→ **Problem details**: All of the lines below are to be transcribed faithfully, with pictures excluded from the copy.

→ **Provided material**:
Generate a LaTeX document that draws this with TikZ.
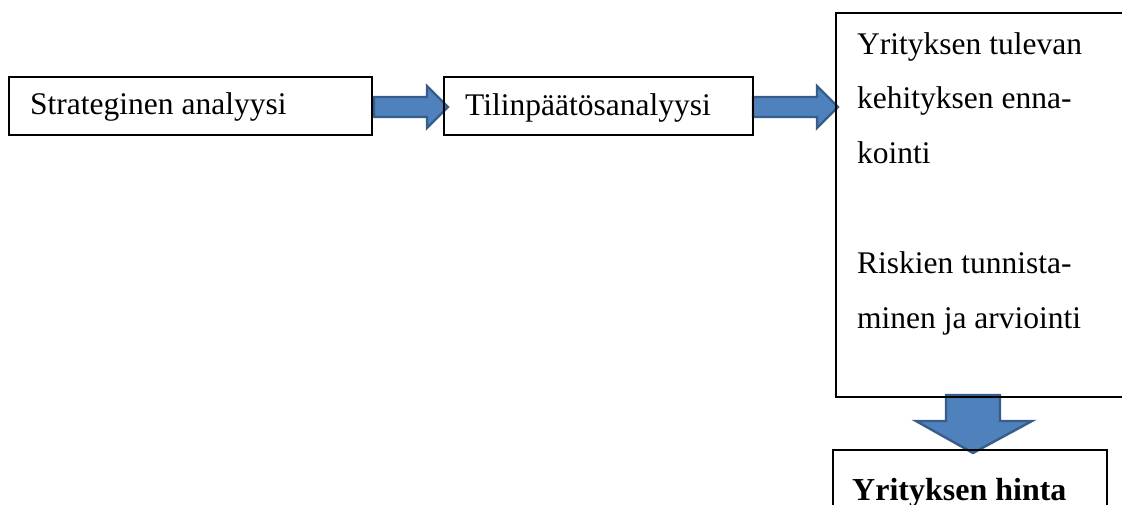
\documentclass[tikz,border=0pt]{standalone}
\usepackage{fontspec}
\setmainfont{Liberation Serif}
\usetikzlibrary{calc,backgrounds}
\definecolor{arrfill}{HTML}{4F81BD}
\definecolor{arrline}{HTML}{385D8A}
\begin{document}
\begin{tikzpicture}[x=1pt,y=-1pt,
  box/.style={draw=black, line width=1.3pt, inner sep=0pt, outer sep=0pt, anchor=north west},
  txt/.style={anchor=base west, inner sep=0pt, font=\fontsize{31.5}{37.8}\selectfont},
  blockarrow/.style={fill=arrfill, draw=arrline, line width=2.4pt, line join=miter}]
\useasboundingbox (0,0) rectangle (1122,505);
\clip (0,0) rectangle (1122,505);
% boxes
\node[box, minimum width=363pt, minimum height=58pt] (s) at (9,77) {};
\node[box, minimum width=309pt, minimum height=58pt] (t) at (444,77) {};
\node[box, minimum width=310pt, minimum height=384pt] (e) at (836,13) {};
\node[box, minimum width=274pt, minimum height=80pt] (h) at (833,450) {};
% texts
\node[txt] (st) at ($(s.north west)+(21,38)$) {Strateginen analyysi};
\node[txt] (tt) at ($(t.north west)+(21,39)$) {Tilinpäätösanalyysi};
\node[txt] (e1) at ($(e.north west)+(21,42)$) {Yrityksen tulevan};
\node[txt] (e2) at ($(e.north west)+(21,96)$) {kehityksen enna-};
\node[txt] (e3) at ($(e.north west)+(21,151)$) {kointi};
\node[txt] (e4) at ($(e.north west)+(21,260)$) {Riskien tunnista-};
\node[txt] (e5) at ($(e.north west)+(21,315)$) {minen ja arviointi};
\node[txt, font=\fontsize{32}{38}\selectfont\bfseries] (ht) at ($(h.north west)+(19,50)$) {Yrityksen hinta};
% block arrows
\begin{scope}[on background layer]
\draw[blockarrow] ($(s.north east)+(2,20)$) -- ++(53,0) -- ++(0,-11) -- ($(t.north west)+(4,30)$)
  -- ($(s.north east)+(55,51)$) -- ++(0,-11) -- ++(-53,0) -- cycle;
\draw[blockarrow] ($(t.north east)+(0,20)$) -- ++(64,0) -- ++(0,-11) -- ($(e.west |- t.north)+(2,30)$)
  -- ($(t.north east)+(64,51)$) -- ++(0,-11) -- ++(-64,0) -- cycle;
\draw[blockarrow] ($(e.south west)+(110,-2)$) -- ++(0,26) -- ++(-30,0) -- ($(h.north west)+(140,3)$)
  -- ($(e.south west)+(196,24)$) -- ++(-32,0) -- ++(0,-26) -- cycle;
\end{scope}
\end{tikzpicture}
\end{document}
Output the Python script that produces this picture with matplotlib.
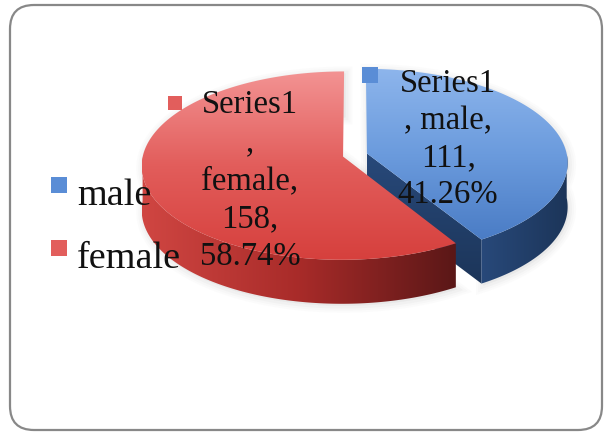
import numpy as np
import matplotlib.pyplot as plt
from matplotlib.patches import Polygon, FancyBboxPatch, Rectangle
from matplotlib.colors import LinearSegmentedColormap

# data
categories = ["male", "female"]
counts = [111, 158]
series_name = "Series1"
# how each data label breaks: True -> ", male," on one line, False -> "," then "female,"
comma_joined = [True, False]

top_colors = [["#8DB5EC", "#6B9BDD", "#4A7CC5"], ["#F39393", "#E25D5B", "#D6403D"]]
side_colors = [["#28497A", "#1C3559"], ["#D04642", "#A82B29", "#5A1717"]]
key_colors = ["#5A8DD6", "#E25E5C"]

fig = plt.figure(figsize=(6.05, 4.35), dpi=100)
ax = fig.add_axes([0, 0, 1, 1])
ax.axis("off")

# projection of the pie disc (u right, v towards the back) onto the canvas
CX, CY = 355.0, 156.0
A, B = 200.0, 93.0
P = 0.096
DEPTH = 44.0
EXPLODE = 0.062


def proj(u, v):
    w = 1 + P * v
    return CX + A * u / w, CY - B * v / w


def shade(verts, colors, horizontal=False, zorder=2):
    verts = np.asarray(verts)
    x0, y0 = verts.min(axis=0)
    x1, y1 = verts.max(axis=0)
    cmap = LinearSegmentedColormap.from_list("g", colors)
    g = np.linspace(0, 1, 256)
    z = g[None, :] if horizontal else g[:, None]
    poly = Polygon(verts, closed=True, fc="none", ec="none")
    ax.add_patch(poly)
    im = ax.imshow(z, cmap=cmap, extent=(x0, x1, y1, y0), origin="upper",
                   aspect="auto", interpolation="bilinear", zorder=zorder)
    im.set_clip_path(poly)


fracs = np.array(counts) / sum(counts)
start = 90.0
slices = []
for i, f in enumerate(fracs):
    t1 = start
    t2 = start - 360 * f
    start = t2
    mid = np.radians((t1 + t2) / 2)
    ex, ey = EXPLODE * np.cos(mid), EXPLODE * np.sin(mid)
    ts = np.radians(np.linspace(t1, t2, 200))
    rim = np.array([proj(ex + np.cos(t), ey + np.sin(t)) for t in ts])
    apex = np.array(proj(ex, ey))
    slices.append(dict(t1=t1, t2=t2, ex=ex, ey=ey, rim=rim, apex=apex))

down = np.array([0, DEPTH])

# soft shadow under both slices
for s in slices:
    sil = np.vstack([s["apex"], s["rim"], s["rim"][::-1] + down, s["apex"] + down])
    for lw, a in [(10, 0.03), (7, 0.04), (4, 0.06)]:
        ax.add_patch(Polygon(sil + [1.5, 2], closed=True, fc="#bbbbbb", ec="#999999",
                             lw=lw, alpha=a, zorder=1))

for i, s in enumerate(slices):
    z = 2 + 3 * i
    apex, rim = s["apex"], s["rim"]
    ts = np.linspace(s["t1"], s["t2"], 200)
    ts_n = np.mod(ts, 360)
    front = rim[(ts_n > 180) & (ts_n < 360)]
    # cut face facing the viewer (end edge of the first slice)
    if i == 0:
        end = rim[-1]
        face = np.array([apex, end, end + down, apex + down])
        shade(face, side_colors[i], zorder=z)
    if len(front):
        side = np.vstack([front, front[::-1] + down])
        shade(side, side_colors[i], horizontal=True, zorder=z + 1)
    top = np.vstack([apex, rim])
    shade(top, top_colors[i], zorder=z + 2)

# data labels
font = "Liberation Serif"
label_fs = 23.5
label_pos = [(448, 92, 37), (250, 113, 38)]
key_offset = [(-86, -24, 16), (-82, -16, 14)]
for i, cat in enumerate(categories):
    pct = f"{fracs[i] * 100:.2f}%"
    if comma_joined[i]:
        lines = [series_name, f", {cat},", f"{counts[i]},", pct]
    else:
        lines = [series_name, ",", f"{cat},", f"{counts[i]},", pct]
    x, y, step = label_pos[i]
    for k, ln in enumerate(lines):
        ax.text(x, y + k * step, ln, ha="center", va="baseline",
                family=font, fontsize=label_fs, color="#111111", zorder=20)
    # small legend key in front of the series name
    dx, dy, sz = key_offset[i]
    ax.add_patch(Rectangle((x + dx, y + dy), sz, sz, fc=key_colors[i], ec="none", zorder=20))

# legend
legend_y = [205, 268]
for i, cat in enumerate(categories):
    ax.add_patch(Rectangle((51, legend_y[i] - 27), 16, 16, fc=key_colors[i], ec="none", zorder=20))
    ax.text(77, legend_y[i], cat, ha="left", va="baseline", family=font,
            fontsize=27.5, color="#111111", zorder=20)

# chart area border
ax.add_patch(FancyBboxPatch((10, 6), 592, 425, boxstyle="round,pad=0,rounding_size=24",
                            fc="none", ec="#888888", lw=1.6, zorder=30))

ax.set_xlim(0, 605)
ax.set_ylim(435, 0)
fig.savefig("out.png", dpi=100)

→ **Written solution**:
Generate a LaTeX document that draws this with TikZ.
\documentclass[tikz,border=0pt]{standalone}
\usepackage{fontspec}
\setmainfont{Liberation Serif}
\usetikzlibrary{calc,backgrounds}
\definecolor{arrfill}{HTML}{4F81BD}
\definecolor{arrline}{HTML}{385D8A}
\begin{document}
\begin{tikzpicture}[x=1pt,y=-1pt,
  box/.style={draw=black, line width=1.3pt, inner sep=0pt, outer sep=0pt, anchor=north west},
  txt/.style={anchor=base west, inner sep=0pt, font=\fontsize{31.5}{37.8}\selectfont},
  blockarrow/.style={fill=arrfill, draw=arrline, line width=2.4pt, line join=miter}]
\useasboundingbox (0,0) rectangle (1122,505);
\clip (0,0) rectangle (1122,505);
% boxes
\node[box, minimum width=363pt, minimum height=58pt] (s) at (9,77) {};
\node[box, minimum width=309pt, minimum height=58pt] (t) at (444,77) {};
\node[box, minimum width=310pt, minimum height=384pt] (e) at (836,13) {};
\node[box, minimum width=274pt, minimum height=80pt] (h) at (833,450) {};
% texts
\node[txt] (st) at ($(s.north west)+(21,38)$) {Strateginen analyysi};
\node[txt] (tt) at ($(t.north west)+(21,39)$) {Tilinpäätösanalyysi};
\node[txt] (e1) at ($(e.north west)+(21,42)$) {Yrityksen tulevan};
\node[txt] (e2) at ($(e.north west)+(21,96)$) {kehityksen enna-};
\node[txt] (e3) at ($(e.north west)+(21,151)$) {kointi};
\node[txt] (e4) at ($(e.north west)+(21,260)$) {Riskien tunnista-};
\node[txt] (e5) at ($(e.north west)+(21,315)$) {minen ja arviointi};
\node[txt, font=\fontsize{32}{38}\selectfont\bfseries] (ht) at ($(h.north west)+(19,50)$) {Yrityksen hinta};
% block arrows
\begin{scope}[on background layer]
\draw[blockarrow] ($(s.north east)+(2,20)$) -- ++(53,0) -- ++(0,-11) -- ($(t.north west)+(4,30)$)
  -- ($(s.north east)+(55,51)$) -- ++(0,-11) -- ++(-53,0) -- cycle;
\draw[blockarrow] ($(t.north east)+(0,20)$) -- ++(64,0) -- ++(0,-11) -- ($(e.west |- t.north)+(2,30)$)
  -- ($(t.north east)+(64,51)$) -- ++(0,-11) -- ++(-64,0) -- cycle;
\draw[blockarrow] ($(e.south west)+(110,-2)$) -- ++(0,26) -- ++(-30,0) -- ($(h.north west)+(140,3)$)
  -- ($(e.south west)+(196,24)$) -- ++(-32,0) -- ++(0,-26) -- cycle;
\end{scope}
\end{tikzpicture}
\end{document}
Output the Python script that produces this picture with matplotlib.
import numpy as np
import matplotlib.pyplot as plt
from matplotlib.patches import Polygon, FancyBboxPatch, Rectangle
from matplotlib.colors import LinearSegmentedColormap

# data
categories = ["male", "female"]
counts = [111, 158]
series_name = "Series1"
# how each data label breaks: True -> ", male," on one line, False -> "," then "female,"
comma_joined = [True, False]

top_colors = [["#8DB5EC", "#6B9BDD", "#4A7CC5"], ["#F39393", "#E25D5B", "#D6403D"]]
side_colors = [["#28497A", "#1C3559"], ["#D04642", "#A82B29", "#5A1717"]]
key_colors = ["#5A8DD6", "#E25E5C"]

fig = plt.figure(figsize=(6.05, 4.35), dpi=100)
ax = fig.add_axes([0, 0, 1, 1])
ax.axis("off")

# projection of the pie disc (u right, v towards the back) onto the canvas
CX, CY = 355.0, 156.0
A, B = 200.0, 93.0
P = 0.096
DEPTH = 44.0
EXPLODE = 0.062


def proj(u, v):
    w = 1 + P * v
    return CX + A * u / w, CY - B * v / w


def shade(verts, colors, horizontal=False, zorder=2):
    verts = np.asarray(verts)
    x0, y0 = verts.min(axis=0)
    x1, y1 = verts.max(axis=0)
    cmap = LinearSegmentedColormap.from_list("g", colors)
    g = np.linspace(0, 1, 256)
    z = g[None, :] if horizontal else g[:, None]
    poly = Polygon(verts, closed=True, fc="none", ec="none")
    ax.add_patch(poly)
    im = ax.imshow(z, cmap=cmap, extent=(x0, x1, y1, y0), origin="upper",
                   aspect="auto", interpolation="bilinear", zorder=zorder)
    im.set_clip_path(poly)


fracs = np.array(counts) / sum(counts)
start = 90.0
slices = []
for i, f in enumerate(fracs):
    t1 = start
    t2 = start - 360 * f
    start = t2
    mid = np.radians((t1 + t2) / 2)
    ex, ey = EXPLODE * np.cos(mid), EXPLODE * np.sin(mid)
    ts = np.radians(np.linspace(t1, t2, 200))
    rim = np.array([proj(ex + np.cos(t), ey + np.sin(t)) for t in ts])
    apex = np.array(proj(ex, ey))
    slices.append(dict(t1=t1, t2=t2, ex=ex, ey=ey, rim=rim, apex=apex))

down = np.array([0, DEPTH])

# soft shadow under both slices
for s in slices:
    sil = np.vstack([s["apex"], s["rim"], s["rim"][::-1] + down, s["apex"] + down])
    for lw, a in [(10, 0.03), (7, 0.04), (4, 0.06)]:
        ax.add_patch(Polygon(sil + [1.5, 2], closed=True, fc="#bbbbbb", ec="#999999",
                             lw=lw, alpha=a, zorder=1))

for i, s in enumerate(slices):
    z = 2 + 3 * i
    apex, rim = s["apex"], s["rim"]
    ts = np.linspace(s["t1"], s["t2"], 200)
    ts_n = np.mod(ts, 360)
    front = rim[(ts_n > 180) & (ts_n < 360)]
    # cut face facing the viewer (end edge of the first slice)
    if i == 0:
        end = rim[-1]
        face = np.array([apex, end, end + down, apex + down])
        shade(face, side_colors[i], zorder=z)
    if len(front):
        side = np.vstack([front, front[::-1] + down])
        shade(side, side_colors[i], horizontal=True, zorder=z + 1)
    top = np.vstack([apex, rim])
    shade(top, top_colors[i], zorder=z + 2)

# data labels
font = "Liberation Serif"
label_fs = 23.5
label_pos = [(448, 92, 37), (250, 113, 38)]
key_offset = [(-86, -24, 16), (-82, -16, 14)]
for i, cat in enumerate(categories):
    pct = f"{fracs[i] * 100:.2f}%"
    if comma_joined[i]:
        lines = [series_name, f", {cat},", f"{counts[i]},", pct]
    else:
        lines = [series_name, ",", f"{cat},", f"{counts[i]},", pct]
    x, y, step = label_pos[i]
    for k, ln in enumerate(lines):
        ax.text(x, y + k * step, ln, ha="center", va="baseline",
                family=font, fontsize=label_fs, color="#111111", zorder=20)
    # small legend key in front of the series name
    dx, dy, sz = key_offset[i]
    ax.add_patch(Rectangle((x + dx, y + dy), sz, sz, fc=key_colors[i], ec="none", zorder=20))

# legend
legend_y = [205, 268]
for i, cat in enumerate(categories):
    ax.add_patch(Rectangle((51, legend_y[i] - 27), 16, 16, fc=key_colors[i], ec="none", zorder=20))
    ax.text(77, legend_y[i], cat, ha="left", va="baseline", family=font,
            fontsize=27.5, color="#111111", zorder=20)

# chart area border
ax.add_patch(FancyBboxPatch((10, 6), 592, 425, boxstyle="round,pad=0,rounding_size=24",
                            fc="none", ec="#888888", lw=1.6, zorder=30))

ax.set_xlim(0, 605)
ax.set_ylim(435, 0)
fig.savefig("out.png", dpi=100)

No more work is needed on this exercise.